Information provided —
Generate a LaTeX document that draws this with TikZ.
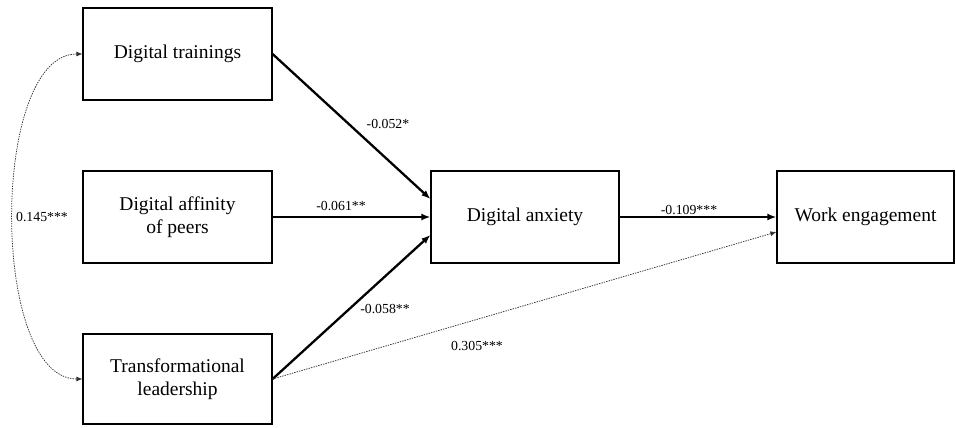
\documentclass[tikz,border=0pt]{standalone}
\usepackage{fontspec}
\setmainfont{Liberation Serif}
\usetikzlibrary{arrows.meta,calc}
\begin{document}
\begin{tikzpicture}[x=1pt,y=-1pt,
  box/.style={draw,line width=1.2pt,minimum width=189pt,minimum height=92pt,align=center,font=\fontsize{19.5}{22.5}\selectfont,inner sep=0pt},
  path/.style={line width=2.3pt,-{Latex[length=9pt,width=7pt]}},
  dotpath/.style={line width=0.75pt,dash pattern=on 1.4pt off 1.1pt,draw=black!80,-{Latex[length=6pt,width=5pt]}},
  lab/.style={font=\fontsize{13.8}{16}\selectfont,inner sep=0pt}]
\useasboundingbox (0,0) rectangle (956,428);
\node[box] (dt) at (177.5,54) {Digital trainings};
\node[box] (da) at (177.5,217) {Digital affinity\\of peers};
\node[box,minimum height=90pt] (tl) at (177.5,379) {Transformational\\leadership};
\node[box,minimum width=188pt] (ax) at (525,217) {Digital anxiety};
\node[box,minimum width=177pt] (we) at (865.5,217) {Work engagement};
\draw[path] (dt.east) -- ([yshift=18pt]ax.west);
\draw[path] (da.east) -- (ax.west);
\draw[path] (tl.east) -- ([yshift=-18pt]ax.west);
\draw[path] (ax.east) -- (we.west);
\draw[dotpath] (tl.east) -- ([yshift=-15pt]we.west);
\draw[dotpath,{Latex[length=6pt,width=5pt]}-{Latex[length=6pt,width=5pt]}] (dt.west) to[out=180,in=180,looseness=0.73] (tl.west);
\node[lab] (l1) at (388,124) {-0.052*};
\node[lab] (l2) at (341,206) {-0.061**};
\node[lab] (l3) at (689,210) {-0.109***};
\node[lab] (l4) at (385,309) {-0.058**};
\node[lab] (l5) at (477,346) {0.305***};
\node[lab] (l6) at (42,217) {0.145***};
\end{tikzpicture}
\end{document}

Exercise requirements — Omit every picture while copying the listing above exactly.

Full solution —
Generate a LaTeX document that draws this with TikZ.
\documentclass[tikz,border=0pt]{standalone}
\usepackage{fontspec}
\setmainfont{Liberation Serif}
\usetikzlibrary{arrows.meta,calc}
\begin{document}
\begin{tikzpicture}[x=1pt,y=-1pt,
  box/.style={draw,line width=1.2pt,minimum width=189pt,minimum height=92pt,align=center,font=\fontsize{19.5}{22.5}\selectfont,inner sep=0pt},
  path/.style={line width=2.3pt,-{Latex[length=9pt,width=7pt]}},
  dotpath/.style={line width=0.75pt,dash pattern=on 1.4pt off 1.1pt,draw=black!80,-{Latex[length=6pt,width=5pt]}},
  lab/.style={font=\fontsize{13.8}{16}\selectfont,inner sep=0pt}]
\useasboundingbox (0,0) rectangle (956,428);
\node[box] (dt) at (177.5,54) {Digital trainings};
\node[box] (da) at (177.5,217) {Digital affinity\\of peers};
\node[box,minimum height=90pt] (tl) at (177.5,379) {Transformational\\leadership};
\node[box,minimum width=188pt] (ax) at (525,217) {Digital anxiety};
\node[box,minimum width=177pt] (we) at (865.5,217) {Work engagement};
\draw[path] (dt.east) -- ([yshift=18pt]ax.west);
\draw[path] (da.east) -- (ax.west);
\draw[path] (tl.east) -- ([yshift=-18pt]ax.west);
\draw[path] (ax.east) -- (we.west);
\draw[dotpath] (tl.east) -- ([yshift=-15pt]we.west);
\draw[dotpath,{Latex[length=6pt,width=5pt]}-{Latex[length=6pt,width=5pt]}] (dt.west) to[out=180,in=180,looseness=0.73] (tl.west);
\node[lab] (l1) at (388,124) {-0.052*};
\node[lab] (l2) at (341,206) {-0.061**};
\node[lab] (l3) at (689,210) {-0.109***};
\node[lab] (l4) at (385,309) {-0.058**};
\node[lab] (l5) at (477,346) {0.305***};
\node[lab] (l6) at (42,217) {0.145***};
\end{tikzpicture}
\end{document}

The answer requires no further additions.